While President Bush in recent days has talked up trans-Atlantic unity and praised the early transfer of sovereignty in Iraq, Mr. Chirac has pointedly criticized U.S. positions on Afghanistan, Iraq, Turkey, and the Israeli-Palestinian conflict.
Even the leading French daily Le Monde said Mr. Chirac's remarks had earned him a reputation in Istanbul as a "killjoy."
"We are friends [of the United States], we are allies," Mr. Chirac said in the Turkish city, "but we are not servants."
The sharpest exchange -- and the most politically sensitive for France -- came over Mr. Bush's wholehearted endorsement earlier this week of Turkey's bid to join the European Union. The president was largely restating long-standing U.S. policy regarding Turkey, a major strategic ally, but Mr. Chirac took unusually strong exception.

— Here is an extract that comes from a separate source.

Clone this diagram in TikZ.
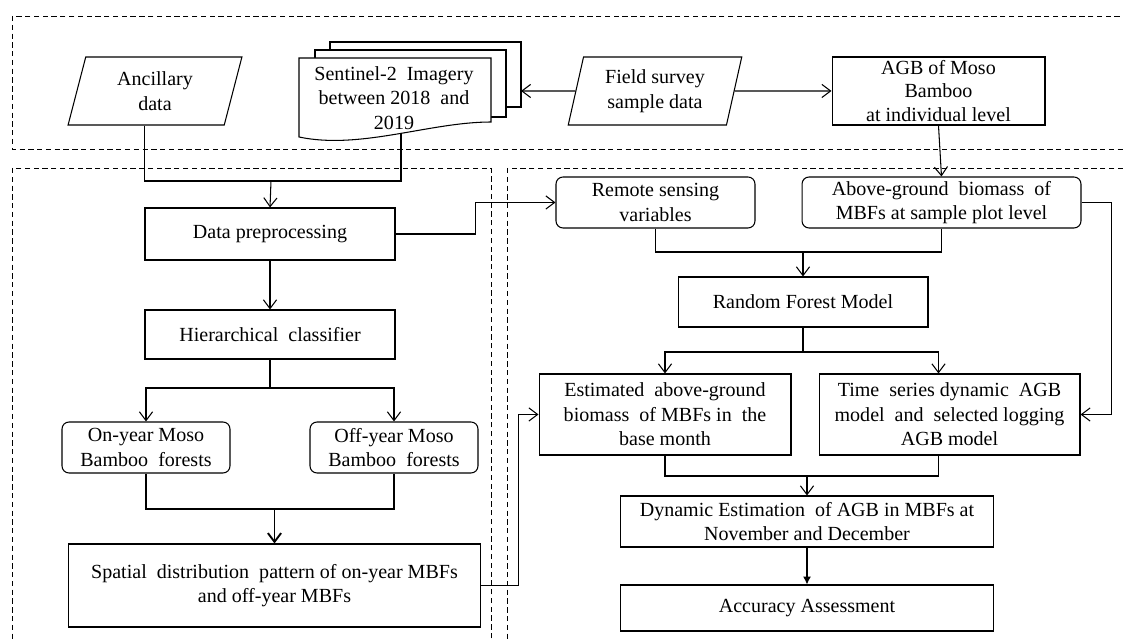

Mr. Bush "has nothing to say on this subject," Mr. Chirac said. "It is as if I were to tell the United States how to manage its relations with Mexico."
The prospect of Turkey, an overwhelmingly Muslim nation, joining the European Union is a deeply divisive issue in France, which faces severe social strains from its large and growing Muslim minority population. Many in Western Europe fear the immigration and labor-market effects of Turkey's membership on the bloc.